But we moved to Portland on the very cusp of spring: those first few days of warmth and sunshine when everyone comes out of hiding, where people talk to each other on the streets, and the teeniest little daffodil buds appear above ground. I had forgotten how powerful this moment can be. It’s so infectious… people were so hopeful, so friendly, so full of ideas about the coming months, when they could think about more than just staying warm. It really affected me. Everywhere I went in those first couple weeks, complete strangers would stop to chat with me, and invariably the talk would turn to the weather. “Can you believe this weather we’re having? Isn’t it fantastic? Are you doing anything today? Going outside?” I found myself nodding along with the same enthusiasm, which really I had no right to feel. It had been 80 degrees in LA for the whole week before the move. Coming to Portland was the coldest I’d been in months. But still, I felt myself swept up in their unbridled optimism for the future.
When I was at Sarah Lawrence, one of the first heralds of spring was the blooming of the magnolia trees. They were all over the campus, particularly around the theatre building, where I spent most of my time. The blossoms were huge, and if you ever really look at a magnolia flower you’ll see that from the moment they come into bloom they go into this state of decay that’s quite nearly erotic–their petals hanging wide open and heavy, so that they fall in languid heaps around the base of the tree.
And the smell. It was, for lack of a better word, absolutely intoxicating. For some reason it always reminded me of that electrifying line from Pablo Neruda, “I want to do with you what spring does with the cherry trees.” For a few weeks in the spring, every time I entered the theatre building I had to walk through a haze of that heady perfume and, like the full moon, I’m sure it did strange and wonderful things to my mind as I climbed up on stage to perform in my next class.
There were a few smaller, younger magnolias scattered around the campus lawns, and I used to nap underneath them between classes on warm days, lying in a giant pile of decomposing petals, hoping to take some of their scent onto my skin. But when I arose, I only ever smelled of grass. In a few weeks, the blooms would disappear entirely, and with them their amazing perfume, replaced by ordinary greenery until another year, and another spring.

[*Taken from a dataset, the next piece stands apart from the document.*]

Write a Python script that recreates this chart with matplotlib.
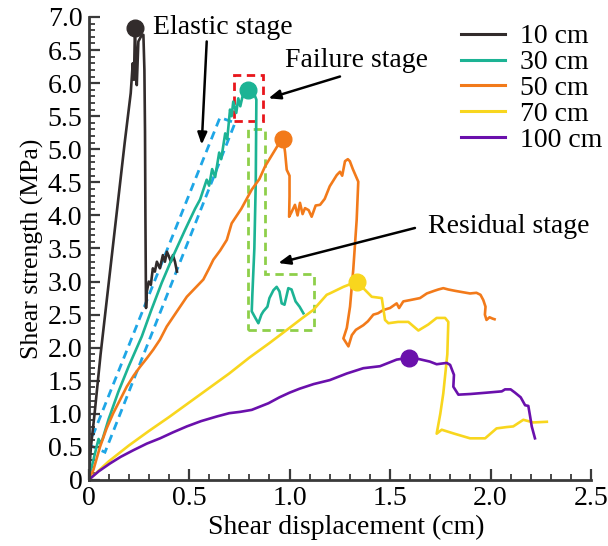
import matplotlib
matplotlib.use("Agg")
import matplotlib.pyplot as plt
from matplotlib.patches import Polygon, Rectangle
from matplotlib.ticker import MultipleLocator, FuncFormatter

plt.rcParams['font.family'] = ['Liberation Serif', 'DejaVu Serif']
plt.rcParams['mathtext.fontset'] = 'stix'

# ---- shear test curves: displacement (cm) vs shear strength (MPa) ----
labels = ["10 cm", "30 cm", "50 cm", "70 cm", "100 cm"]
colors = ["#322c2c", "#1cb394", "#f27a1a", "#f8d61e", "#6a10ac"]

disp_10 = [0, 0.012, 0.03, 0.045, 0.06, 0.09, 0.12, 0.15, 0.18, 0.21, 0.22, 0.226, 0.231,
           0.236, 0.24, 0.248, 0.26, 0.273, 0.278, 0.281, 0.283, 0.286, 0.29, 0.30, 0.31,
           0.32, 0.33, 0.34, 0.355, 0.37, 0.38, 0.39, 0.40, 0.41, 0.42, 0.43, 0.44]
stress_10 = [0, 0.5, 1.0, 1.45, 1.9, 2.7, 3.5, 4.3, 5.1, 5.85, 6.3, 6.05, 6.84,
             6.3, 5.97, 6.63, 6.7, 6.73, 6.2, 5.27, 4.0, 2.6, 2.85, 3.0, 2.95,
             3.2, 3.15, 3.3, 3.2, 3.4, 3.3, 3.45, 3.38, 3.3, 3.4, 3.3, 3.15]

disp_30 = [0, 0.02, 0.04, 0.05, 0.058, 0.07, 0.1, 0.148, 0.2, 0.265, 0.31, 0.364, 0.42,
           0.48, 0.53, 0.555, 0.588, 0.6, 0.615, 0.63, 0.65, 0.66, 0.68, 0.69, 0.704,
           0.712, 0.72, 0.735, 0.745, 0.755, 0.77, 0.795, 0.82, 0.835, 0.832, 0.825,
           0.815, 0.812, 0.83, 0.845, 0.86, 0.87, 0.89, 0.9, 0.92, 0.936, 0.95, 0.961,
           0.975, 0.994, 1.01, 1.03, 1.05, 1.069]
stress_30 = [0, 0.25, 0.5, 0.62, 0.55, 0.62, 0.92, 1.33, 1.72, 2.17, 2.55, 2.98, 3.38,
             3.78, 4.1, 4.24, 4.54, 4.45, 4.7, 4.58, 4.95, 4.85, 5.24, 5.15, 5.6,
             5.5, 5.72, 5.55, 5.77, 5.65, 5.85, 5.9, 5.87, 5.75, 4.5, 3.5,
             2.8, 2.55, 2.45, 2.37, 2.5, 2.55, 2.62, 2.75, 2.87, 2.92, 2.85, 2.67,
             2.65, 2.9, 2.88, 2.7, 2.62, 2.52]

disp_50 = [0, 0.024, 0.057, 0.09, 0.123, 0.155, 0.19, 0.225, 0.256, 0.29, 0.322, 0.355,
           0.389, 0.44, 0.489, 0.53, 0.571, 0.6, 0.621, 0.655, 0.688, 0.712, 0.76, 0.812,
           0.85, 0.878, 0.91, 0.944, 0.969, 0.978, 0.986, 1.0, 1.0, 0.998, 1.01, 1.027,
           1.04, 1.052, 1.065, 1.077, 1.095, 1.11, 1.13, 1.152, 1.175, 1.2, 1.235, 1.251,
           1.262, 1.276, 1.29, 1.3, 1.315, 1.342, 1.334, 1.317, 1.301, 1.285, 1.268,
           1.293, 1.31, 1.33, 1.367, 1.39, 1.417, 1.44, 1.467, 1.5, 1.533, 1.545, 1.566,
           1.6, 1.649, 1.683, 1.72, 1.74, 1.765, 1.79, 1.823, 1.86, 1.898, 1.93, 1.95,
           1.964, 1.975, 1.972, 1.98, 1.995, 2.01, 2.02]
stress_50 = [0, 0.15, 0.5, 0.78, 1.01, 1.2, 1.41, 1.58, 1.71, 1.84, 1.97, 2.12,
             2.32, 2.55, 2.77, 2.9, 3.03, 3.2, 3.33, 3.47, 3.63, 3.88, 4.1, 4.39,
             4.55, 4.74, 4.9, 5.07, 5.15, 4.95, 4.69, 4.6, 4.29, 3.98, 4.05, 4.16,
             4.0, 4.19, 4.02, 4.11, 4.08, 3.98, 4.15, 4.16, 4.25, 4.44, 4.61, 4.66,
             4.6, 4.82, 4.85, 4.82, 4.7, 4.51, 3.93, 3.18, 2.62, 2.3, 2.14,
             2.02, 2.19, 2.27, 2.34, 2.4, 2.5, 2.52, 2.57, 2.6, 2.67, 2.6, 2.7,
             2.72, 2.75, 2.82, 2.86, 2.88, 2.9, 2.88, 2.86, 2.84, 2.82, 2.83, 2.8,
             2.72, 2.62, 2.5, 2.42, 2.46, 2.44, 2.43]

disp_70 = [0, 0.1, 0.2, 0.3, 0.4, 0.5, 0.6, 0.7, 0.8, 0.9, 1.0, 1.06, 1.118, 1.185, 1.2,
           1.268, 1.293, 1.334, 1.367, 1.409, 1.459, 1.475, 1.492, 1.54, 1.591, 1.641,
           1.69, 1.732, 1.774, 1.79, 1.785, 1.765, 1.75, 1.732, 1.757, 1.82, 1.898, 1.973,
           2.03, 2.08, 2.113, 2.163, 2.213, 2.28]
stress_70 = [0, 0.28, 0.52, 0.74, 0.95, 1.17, 1.39, 1.61, 1.85, 2.07, 2.3, 2.44, 2.57, 2.8, 2.82,
             2.92, 2.95, 3.0, 2.9, 2.77, 2.75, 2.42, 2.37, 2.39, 2.39, 2.26,
             2.35, 2.45, 2.45, 2.39, 1.9, 1.31, 1.0, 0.70, 0.76, 0.7, 0.63, 0.63,
             0.78, 0.8, 0.81, 0.91, 0.87, 0.88]

disp_100 = [0, 0.05, 0.107, 0.16, 0.223, 0.29, 0.356, 0.42, 0.489, 0.56, 0.638, 0.7,
            0.754, 0.812, 0.895, 0.95, 1.0, 1.05, 1.12, 1.2, 1.285, 1.367, 1.45, 1.533,
            1.596, 1.641, 1.698, 1.732, 1.782, 1.799, 1.818, 1.815, 1.84, 1.9, 1.98,
            2.056, 2.072, 2.1, 2.122, 2.15, 2.172, 2.188, 2.197, 2.205, 2.221]
stress_100 = [0, 0.13, 0.25, 0.35, 0.45, 0.55, 0.63, 0.72, 0.81, 0.89, 0.96, 1.01,
              1.03, 1.06, 1.16, 1.25, 1.32, 1.38, 1.45, 1.51, 1.61, 1.69, 1.72, 1.82,
              1.85, 1.83, 1.79, 1.75, 1.77, 1.74, 1.59, 1.41, 1.29, 1.3, 1.32,
              1.34, 1.37, 1.37, 1.32, 1.25, 1.13, 1.12, 0.96, 0.81, 0.63]

curves_disp = [disp_10, disp_30, disp_50, disp_70, disp_100]
curves_stress = [stress_10, stress_30, stress_50, stress_70, stress_100]

# peak strength of each curve
peak_disp = [0.231, 0.795, 0.969, 1.334, 1.596]
peak_stress = [6.84, 5.9, 5.15, 3.0, 1.85]

fig = plt.figure(figsize=(6.08, 5.46), dpi=100)
ax = fig.add_axes([0.1456, 0.1209, 0.8265, 0.848])

for xs, ys, c, lab in zip(curves_disp, curves_stress, colors, labels):
    ax.plot(xs, ys, color=c, lw=1.9, label=lab, solid_joinstyle='round')
for px, py, c in zip(peak_disp, peak_stress, colors):
    ax.plot(px, py, 'o', color=c, ms=12, zorder=5)

# stage highlight boxes
elastic_box = [(0.0025, 0.53), (0.082, 0.42), (0.729, 5.40), (0.654, 5.48)]
ax.add_patch(Polygon(elastic_box, closed=True, fill=False, ec="#1ea6e6",
                     lw=2, ls=(0, (3, 2))))
ax.add_patch(Rectangle((0.724, 5.42), 0.146, 0.71, fill=False, ec="#e8161c",
                       lw=2, ls=(0, (3, 2))))
residual_box = [(0.795, 2.27), (1.12, 2.27), (1.12, 3.12), (0.876, 3.12),
                (0.876, 5.31), (0.795, 5.31)]
ax.add_patch(Polygon(residual_box, closed=True, fill=False, ec="#8ecf4a",
                     lw=2, ls=(0, (3, 2))))

arrow = dict(arrowstyle='-|>,head_length=0.7,head_width=0.28', color='black',
             lw=1.8, shrinkA=0, shrinkB=0)
fs = 20
ax.text(0.321, 6.84, "Elastic stage", fontsize=fs, ha='left', va='center')
ax.annotate("", xy=(0.563, 5.07), xytext=(0.588, 6.63), arrowprops=arrow)
ax.text(0.978, 6.34, "Failure stage", fontsize=fs, ha='left', va='center')
ax.annotate("", xy=(0.895, 5.77), xytext=(1.251, 6.10), arrowprops=arrow)
ax.text(1.69, 3.83, "Residual stage", fontsize=fs, ha='left', va='center', clip_on=False)
ax.annotate("", xy=(0.944, 3.28), xytext=(1.624, 3.81), arrowprops=arrow)

ax.set_xlim(0, 2.5)
ax.set_ylim(0, 7.0)
ax.xaxis.set_major_locator(MultipleLocator(0.5))
ax.xaxis.set_minor_locator(MultipleLocator(0.1))
ax.yaxis.set_major_locator(MultipleLocator(0.5))
ax.yaxis.set_minor_locator(MultipleLocator(0.1))
fmt = FuncFormatter(lambda v, p: "0" if abs(v) < 1e-9 else f"{v:.1f}")
ax.xaxis.set_major_formatter(fmt)
ax.yaxis.set_major_formatter(fmt)

spine_c = "#3a3a3a"
for s in ("top", "right"):
    ax.spines[s].set_visible(False)
for s in ("left", "bottom"):
    ax.spines[s].set_linewidth(2)
    ax.spines[s].set_color(spine_c)
ax.tick_params(which='major', direction='in', length=8, width=1.6, color=spine_c,
               labelsize=20)
ax.tick_params(axis='x', which='major', pad=4)
ax.tick_params(axis='y', which='major', pad=4.5)
ax.tick_params(which='minor', direction='in', length=4, width=1.3, color=spine_c)

ax.set_xlabel("Shear displacement (cm)", fontsize=fs)
ax.set_ylabel("Shear strength (MPa)", fontsize=18.5)
ax.xaxis.set_label_coords(0.512, -0.075)
ax.yaxis.set_label_coords(-0.089, 0.50)

leg_handles = ax.get_lines()[:5]
ax.legend(leg_handles, labels, loc='upper left', bbox_to_anchor=(461 / 608, 1 - 24 / 546),
          bbox_transform=fig.transFigure, frameon=False, fontsize=fs, borderpad=0,
          borderaxespad=0, handlelength=1.58, handletextpad=0.54, labelspacing=0.015)
for ln in ax.get_legend().get_lines():
    ln.set_linewidth(2.2)

fig.savefig("out.png", dpi=100)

The power of spring is the power of momentum. We were stagnating in LA, not unhappy, but not fulfilled, and not moving towards anything better. In the coming weeks, we’re going to try to capitalize on the momentum of our move, and all the excitement and the earnest hope of springtime, to make some big changes. Hopefully something good will come of all this, but if not, at least we kept moving forward. I’ll keep you posted.
Something occurs to me, now. There were no magnolia trees in Los Angeles, but here… they bloom on every street corner.